Every monic preimage $h\in A/N[X]$ of degree $d$ of $g$ is irreducible, since $A/N$ is a domain. Hence it suffices to prove the claim in the case $\mathrm{kern}(\phi)=N$.
(2) Let $G=PQ$ be a factorization in $A[X]$ of a monic preimage of $g$ of degree $d$. Let $p,q\in B[X]$ be the images of $P$ and $Q$. Then $g=pq$ and since $g$ is irreducible one can assume $p\in B^\times$. Hence $P=a_0+P_{>0}$, $a_0\in A\setminus N$ and $P_{>0}\in N[X]$, where the latter consists of all non-constant monomials of $P$. Let $Q=Q_{>d}+Q_{\leq d}$ be the decomposition of $Q$ into polynomials consisting of monomials of degree $>d$ respectively $\leq d$ only.

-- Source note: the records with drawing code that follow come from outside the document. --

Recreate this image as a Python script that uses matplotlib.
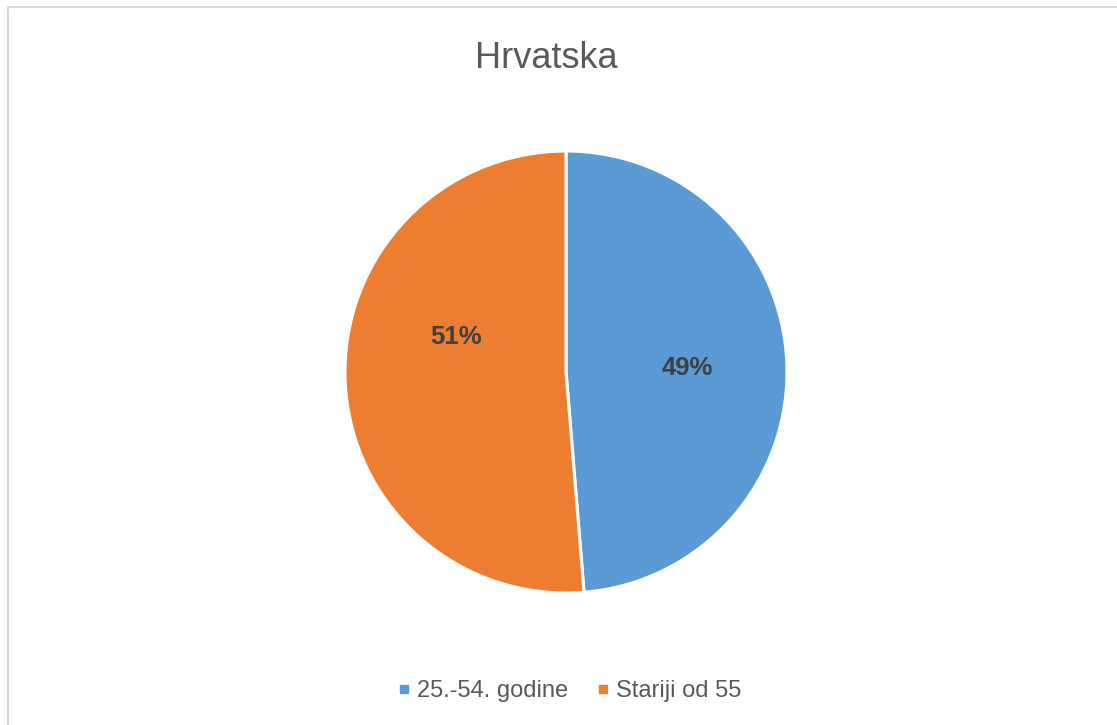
import matplotlib
matplotlib.use("Agg")
import matplotlib.pyplot as plt
from matplotlib.lines import Line2D
from matplotlib.patches import Rectangle
import numpy as np

title = "Hrvatska"
categories = ["25.-54. godine", "Stariji od 55"]
values = [48.7, 51.3]
colors = ["#5B9BD5", "#ED7D31"]

W, H = 1117, 725
fig = plt.figure(figsize=(W / 100, H / 100), dpi=100)
ax = fig.add_axes([0, 0, 1, 1])

cx, cy, r = 566, H - 372, 221
wedges, _ = ax.pie(values, colors=colors, startangle=90, counterclock=False,
                   center=(cx, cy), radius=r,
                   wedgeprops=dict(edgecolor="white", linewidth=2.2))
ax.set_xlim(0, W)
ax.set_ylim(0, H)
ax.set_aspect("equal")
ax.axis("off")

# data labels (angle offset / radial fraction tweaks to match placement)
label_adj = [(-0.5, 0.55), (-20.0, 0.523)]
for w, v, (dang, frac) in zip(wedges, values, label_adj):
    ang = np.deg2rad((w.theta1 + w.theta2) / 2 + dang)
    ax.text(cx + frac * r * np.cos(ang), cy + frac * r * np.sin(ang),
            f"{round(v):d}%", ha="center", va="center", fontsize=18.5,
            fontweight="bold", color="#404040", family="Liberation Sans")

fig.text(546 / W, 1 - 58 / H, title, ha="center", va="center", fontsize=26,
         color="#595959", family="Liberation Sans")

handles = [Line2D([], [], marker="s", linestyle="none", markersize=6,
                  markerfacecolor=c, markeredgecolor=c) for c in colors]
fig.legend(handles, categories, loc="center", bbox_to_anchor=(569.5 / W, 1 - 691 / H),
           ncol=2, frameon=False, prop=dict(family="Liberation Sans", size=17),
           labelcolor="#595959", handlelength=0.5, handletextpad=0.3,
           columnspacing=1.22, borderpad=0)

fig.patches.append(Rectangle((7.5 / W, -0.1), 1.2, 1.1 - 7.5 / H,
                             transform=fig.transFigure, fill=False,
                             edgecolor="#D9D9D9", linewidth=1.5))

fig.savefig("out.png", dpi=100, facecolor="white")
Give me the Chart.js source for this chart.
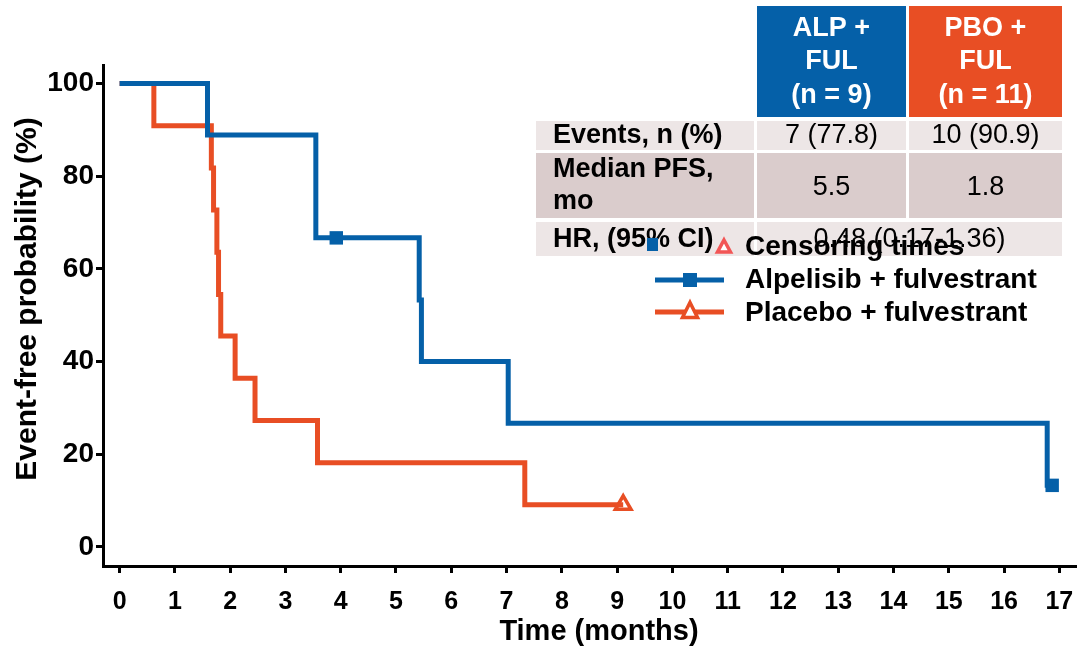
<!DOCTYPE html>
<html>
<head>
<meta charset="utf-8">
<script src="https://cdn.jsdelivr.net/npm/chart.js@4.4.0/dist/chart.umd.min.js"></script>
<style>
  html, body { margin: 0; padding: 0; background: #fff; }
</style>
</head>
<body>
<canvas id="km" width="1089" height="646"></canvas>
<script>
// 알펠리십 + 풀베스트란트 (event times, survival after each step)
const alpTimes = [0, 1.59, 3.55, 5.42, 5.46, 7.03, 16.78];
const alpSurv = [100, 88.9, 66.7, 53.3, 40.0, 26.7, 13.3];
const alpCensorTimes = [3.92, 16.87];
const alpCensorSurv = [66.7, 13.3];

// 위약 + 풀베스트란트
const pboTimes = [0, 0.62, 1.66, 1.7, 1.76, 1.79, 1.83, 2.09, 2.45, 3.58, 7.33];
const pboSurv = [100, 90.9, 81.8, 72.7, 63.6, 54.5, 45.5, 36.4, 27.3, 18.2, 9.1];
const pboCensorTimes = [9.11];
const pboCensorSurv = [9.1];

const xTicks = [0, 1, 2, 3, 4, 5, 6, 7, 8, 9, 10, 11, 12, 13, 14, 15, 16, 17];
const yTicks = [0, 20, 40, 60, 80, 100];

const tableHead = [["ALP +", "FUL", "(n = 9)"], ["PBO +", "FUL", "(n = 11)"]];
const tableRows = ["Events, n (%)", "Median PFS,|mo", "HR, (95% CI)"];
const tableEvents = ["7 (77.8)", "10 (90.9)"];
const tableMedian = ["5.5", "1.8"];
const tableHR = "0.48 (0.17-1.36)";

const blue = "#0560a8";
const orange = "#e84e24";
const pinkRed = "#f25656";
const FONT = "'Liberation Sans', Arial, sans-serif";

// 곡선 = 사건 + 중도절단 점을 시간 순으로
function curve(times, surv, cTimes, cSurv) {
  const pts = times.map((t, k) => ({ x: t, y: surv[k] }));
  cTimes.forEach((t, k) => pts.push({ x: t, y: cSurv[k] }));
  return pts.sort((a, b) => a.x - b.x);
}
function marks(cTimes, cSurv) {
  return cTimes.map((t, k) => ({ x: t, y: cSurv[k] }));
}

function tri(ctx, x, y, w, h, color, lw) {
  ctx.beginPath();
  ctx.moveTo(x, y - h / 2);
  ctx.lineTo(x + w / 2, y + h / 2);
  ctx.lineTo(x - w / 2, y + h / 2);
  ctx.closePath();
  ctx.fillStyle = "#fff";
  ctx.fill();
  ctx.lineWidth = lw;
  ctx.strokeStyle = color;
  ctx.lineJoin = "miter";
  ctx.stroke();
}

const decor = {
  id: "decor",
  afterDraw(chart) {
    const ctx = chart.ctx;
    ctx.save();
    // 표 배경
    const c1 = [536, 754], c2 = [757, 906], c3 = [909, 1062];
    ctx.fillStyle = blue;
    ctx.fillRect(c2[0], 6, c2[1] - c2[0], 111);
    ctx.fillStyle = orange;
    ctx.fillRect(c3[0], 6, c3[1] - c3[0], 111);
    const light = "#ede6e6", dark = "#dacccc";
    [[121, 150, light], [153, 218, dark]].forEach((r) => {
      ctx.fillStyle = r[2];
      [c1, c2, c3].forEach((c) => ctx.fillRect(c[0], r[0], c[1] - c[0], r[1] - r[0]));
    });
    ctx.fillStyle = light;
    ctx.fillRect(c1[0], 222, c1[1] - c1[0], 34);
    ctx.fillRect(c2[0], 222, c3[1] - c2[0], 34);

    // 헤더
    ctx.textAlign = "center";
    ctx.textBaseline = "middle";
    ctx.fillStyle = "#fff";
    ctx.font = "bold 27px " + FONT;
    const hy = [29, 62, 96];
    tableHead[0].forEach((s, k) => ctx.fillText(s, (c2[0] + c2[1]) / 2, hy[k]));
    tableHead[1].forEach((s, k) => ctx.fillText(s, (c3[0] + c3[1]) / 2, hy[k]));

    // 행 이름
    ctx.fillStyle = "#000";
    ctx.textAlign = "left";
    ctx.fillText(tableRows[0], 553, 136);
    const med = tableRows[1].split("|");
    ctx.fillText(med[0], 553, 170);
    ctx.fillText(med[1], 553, 202);
    ctx.fillText(tableRows[2], 553, 240);

    // 값
    ctx.font = "27px " + FONT;
    ctx.textAlign = "center";
    ctx.fillText(tableEvents[0], (c2[0] + c2[1]) / 2, 136);
    ctx.fillText(tableEvents[1], (c3[0] + c3[1]) / 2, 136);
    ctx.fillText(tableMedian[0], (c2[0] + c2[1]) / 2, 188);
    ctx.fillText(tableMedian[1], (c3[0] + c3[1]) / 2, 188);
    ctx.fillText(tableHR, (c2[0] + c3[1]) / 2, 240);

    // 범례 (표 위에 겹침)
    ctx.fillStyle = blue;
    ctx.fillRect(647, 238, 11, 13);
    tri(ctx, 724, 246, 13, 12, pinkRed, 3.5);
    ctx.lineCap = "butt";
    ctx.lineWidth = 5;
    ctx.strokeStyle = blue;
    ctx.beginPath(); ctx.moveTo(655, 280); ctx.lineTo(724, 280); ctx.stroke();
    ctx.fillStyle = blue;
    ctx.fillRect(683, 273, 14, 14);
    ctx.strokeStyle = orange;
    ctx.beginPath(); ctx.moveTo(655, 312); ctx.lineTo(724, 312); ctx.stroke();
    tri(ctx, 690, 310, 15, 15, orange, 3.5);
    ctx.fillStyle = "#000";
    ctx.textAlign = "left";
    ctx.font = "bold 28px " + FONT;
    ctx.fillText("Censoring times", 745, 247);
    ctx.fillText("Alpelisib + fulvestrant", 745, 280);
    ctx.fillText("Placebo + fulvestrant", 745, 313);

    // 축 제목
    ctx.textAlign = "center";
    ctx.font = "bold 29px " + FONT;
    ctx.fillText("Time (months)", 599, 632);
    ctx.translate(28, 299);
    ctx.rotate(-Math.PI / 2);
    ctx.font = "bold 30px " + FONT;
    ctx.fillText("Event-free probability (%)", 0, 0);
    ctx.restore();
  },
};

new Chart(document.getElementById("km"), {
  type: "line",
  data: {
    datasets: [
      {
        data: curve(alpTimes, alpSurv, alpCensorTimes, alpCensorSurv),
        borderColor: blue,
        borderWidth: 5,
        stepped: true,
        pointRadius: 0,
        borderJoinStyle: "miter",
      },
      {
        data: curve(pboTimes, pboSurv, pboCensorTimes, pboCensorSurv),
        borderColor: orange,
        borderWidth: 5,
        stepped: true,
        pointRadius: 0,
        borderJoinStyle: "miter",
      },
      {
        type: "scatter",
        data: marks(alpCensorTimes, alpCensorSurv),
        pointStyle: "rect",
        pointRadius: 9.5,
        backgroundColor: blue,
        borderColor: blue,
        borderWidth: 0,
        clip: false,
      },
      {
        type: "scatter",
        data: marks(pboCensorTimes, pboCensorSurv),
        pointStyle: "triangle",
        pointRadius: 9,
        backgroundColor: "#fff",
        borderColor: orange,
        borderWidth: 3.5,
        clip: false,
      },
    ],
  },
  options: {
    responsive: false,
    animation: false,
    events: [],
    layout: { padding: { top: 65, right: 3, left: 0, bottom: 0 } },
    plugins: { legend: { display: false }, tooltip: { enabled: false } },
    scales: {
      x: {
        type: "linear",
        min: -0.3,
        max: 17.31,
        afterBuildTicks: (s) => { s.ticks = xTicks.map((v) => ({ value: v })); },
        afterFit: (s) => { s.height = 80; s.paddingRight = 0; s.paddingLeft = 0; },
        ticks: { color: "#000", font: { family: FONT, size: 25, weight: "bold" }, padding: 14, maxRotation: 0, autoSkip: false },
        grid: { drawOnChartArea: false, tickLength: 7, tickWidth: 3, tickColor: "#000" },
        border: { display: true, color: "#000", width: 3 },
      },
      y: {
        min: -4.1,
        max: 104,
        afterBuildTicks: (s) => { s.ticks = yTicks.map((v) => ({ value: v })); },
        afterFit: (s) => { s.width = 103; s.paddingTop = 0; s.paddingBottom = 0; },
        ticks: { color: "#000", font: { family: FONT, size: 28, weight: "bold" }, padding: 2 },
        grid: { drawOnChartArea: false, tickLength: 7, tickWidth: 3, tickColor: "#000" },
        border: { display: true, color: "#000", width: 3 },
      },
    },
  },
  plugins: [decor],
});
</script>
</body>
</html>
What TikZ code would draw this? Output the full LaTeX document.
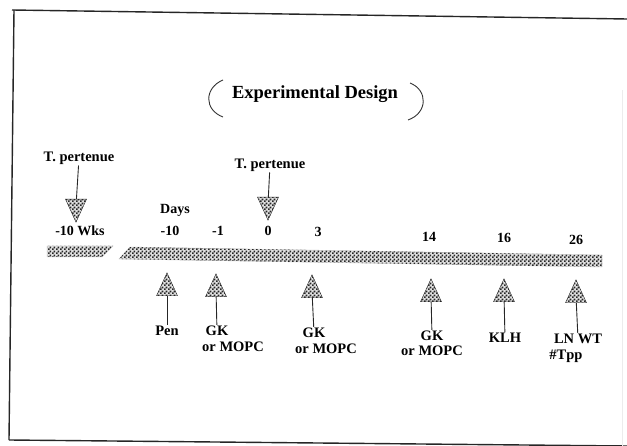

Then $Q_{>d}\in N[X]$, since $g$ has degree $d$.
Let $a_i$, $b_j$ and $c_k$ be the coefficents of $P$, $Q$ and $PQ$ respectively. Then
$ a_0b_d+a_1b_{d-1}+\ldots +a_db_0=c_d\not\in N, $
since $g$ has degree $d$. However $a_1,\ldots ,a_d\in N$ yields $a_1b_{d-1}+\ldots +a_db_0\in N$, hence $\phi(a_0)\phi(b_d)=1$ and therefore $a_0b_d=1-n$ for some $n\in N$. By assumption $n$ is nilpotent, which implies that $1-n$ and therefore $a_0$ are units of $A$. Consequently $P$ is a unit in $A[X]$ and the factorization $G=PQ$ is not proper.